Quote:
Originally posted by Dr Unne
The numbers are misleading at best. There is a physical limit as to how fast current technology can go. Hertz is only a measure of frequency, i.e. how many CPU cycles there are per second. If you have a CPU ticking so fast that the electrical signals don't even have time to physically propagate throughout your circuitry, you're not going to be accomplshing anything.
There's also the question of the ISA (instruction set architecture). It's a common misconception that a 200 MHz CPU is twice as fast as a 100 MHz CPU. In fact the architecture could change so that assembler instructions that used to take 4 clock cycles now takes 6 clock cycles. And if the clock only goes twice as fast as before, that's only 150% increase instead of 200%. There usually is some gain in speed (or why bother producing the new CPUs at all), but pretty much never is the gain in speed proportional to the speed of the processor.
Also consider that computer technology has advanced in highly unpredictable ways throughout history. The computer sitting on my desk right now is more powerful than all the computers in the entire world around 1970 put together. It's possible that we might find some new technology that's so revolutionary that that timeline would actually underestimate things. Who knows.
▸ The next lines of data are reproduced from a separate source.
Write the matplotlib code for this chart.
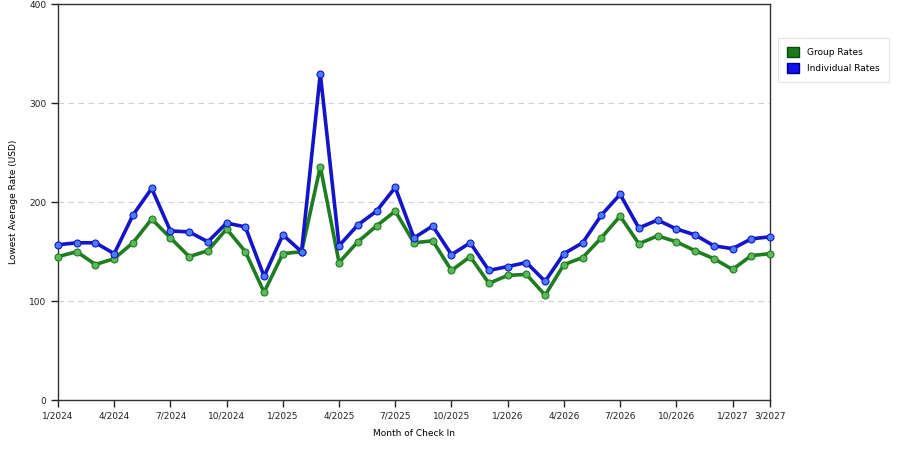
import numpy as np
import matplotlib
matplotlib.use("Agg")
import matplotlib.pyplot as plt
from matplotlib.patches import Patch

months = [f"{m}/{y}" for y in range(2024, 2028) for m in range(1, 13)][:39]

group_rates = [145, 150, 137, 143, 159, 183, 164, 145, 151, 173, 150, 109,
               148, 150, 236, 139, 160, 176, 191, 159, 161, 131, 145, 118,
               126, 127, 106, 137, 144, 164, 186, 158, 166, 160, 151, 143,
               132, 146, 148]
individual_rates = [157, 159, 159, 148, 187, 214, 171, 170, 160, 179, 175, 125,
                    167, 150, 330, 156, 177, 191, 215, 164, 176, 147, 159, 131,
                    135, 139, 120, 148, 159, 187, 208, 174, 182, 173, 167, 156,
                    153, 163, 165]

plt.rcParams['font.family'] = ['DejaVu Sans']

fig = plt.figure(figsize=(9, 4.5), dpi=100)
ax = fig.add_axes([58 / 900, 1 - 400 / 450, 712 / 900, 395.5 / 450])

x = np.arange(len(months))
for vals, col, glow in [(group_rates, "#1e7d1e", "#5cb85c"),
                        (individual_rates, "#1414c8", "#4a7cff")]:
    ax.plot(x, vals, color=col, linewidth=2.6, zorder=3, clip_on=False)
    ax.plot(x, vals, linestyle="none", marker="o", markersize=5,
            markerfacecolor=glow, markeredgecolor=col, markeredgewidth=0.8,
            zorder=4, clip_on=False)

tick_idx = list(range(0, len(months), 3)) + [len(months) - 1]

ax.set_xlim(0, len(months) - 1)
ax.set_ylim(0, 400)
ax.set_xticks(tick_idx)
ax.set_xticklabels([months[i] for i in tick_idx])
ax.set_yticks([0, 100, 200, 300, 400])
ax.yaxis.grid(True, linestyle=(0, (5, 4)), color="#d0d0d0", linewidth=0.8)
ax.set_axisbelow(True)
ax.tick_params(labelsize=6.5, length=5, width=1, colors="#222222")
for s in ax.spines.values():
    s.set_color("#333333")
    s.set_linewidth(1)

ax.set_xlabel("Month of Check In", fontsize=6.5, labelpad=6)
ax.set_ylabel("Lowest Average Rate (USD)", fontsize=6.5, labelpad=8)

handles = [Patch(facecolor="#1a7a1a", edgecolor="#0a4a0a", label="Group Rates"),
           Patch(facecolor="#1010f0", edgecolor="#000080", label="Individual Rates")]
leg = fig.legend(handles=handles, loc="upper left", bbox_to_anchor=(778 / 900, 1 - 38 / 450),
                 fontsize=6.5, frameon=True, fancybox=False, handlelength=1.3,
                 handleheight=1.3, borderpad=1.0, labelspacing=0.7, handletextpad=0.9,
                 borderaxespad=0)
leg.get_frame().set_edgecolor("#dddddd")
leg.get_frame().set_linewidth(0.8)

fig.savefig("out.png", dpi=100)
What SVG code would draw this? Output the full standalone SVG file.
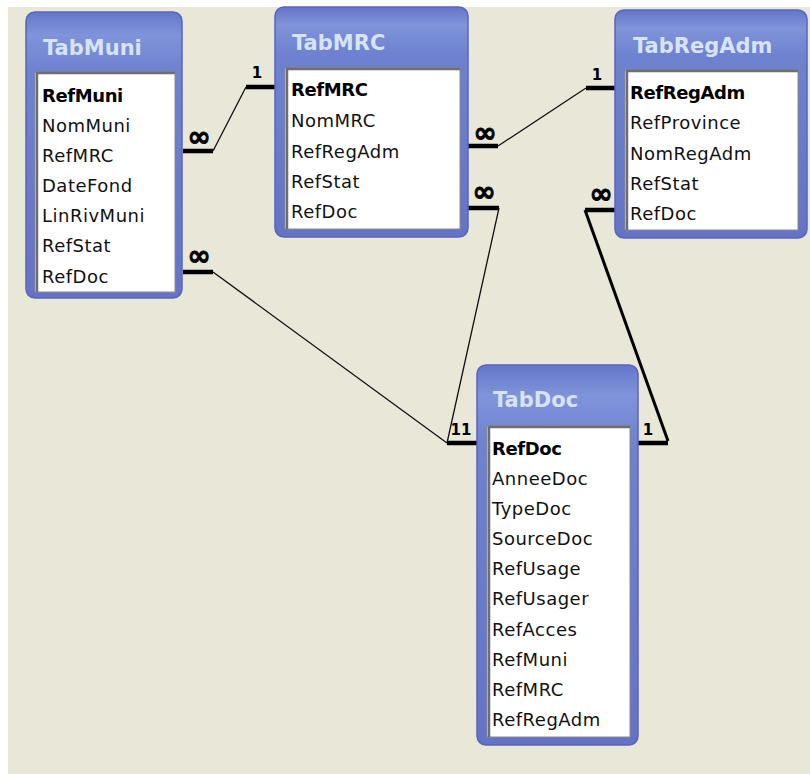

I wouldn't be surprised, 10 years ago people predicted we wouldn't have 2GHz processors until 2006, yet we've had them for a few years now. The computers used at NASA are much more powerful than anything in the open market, but gold, platinum, and silver are much better conductors than the copper used in most computers today...problem is, they're too expensive. Though there is a physical limit, that limit really applies to the material that's used in the computers. Though gold, silver, and platinum are very expensive...thus they are not used in most computers.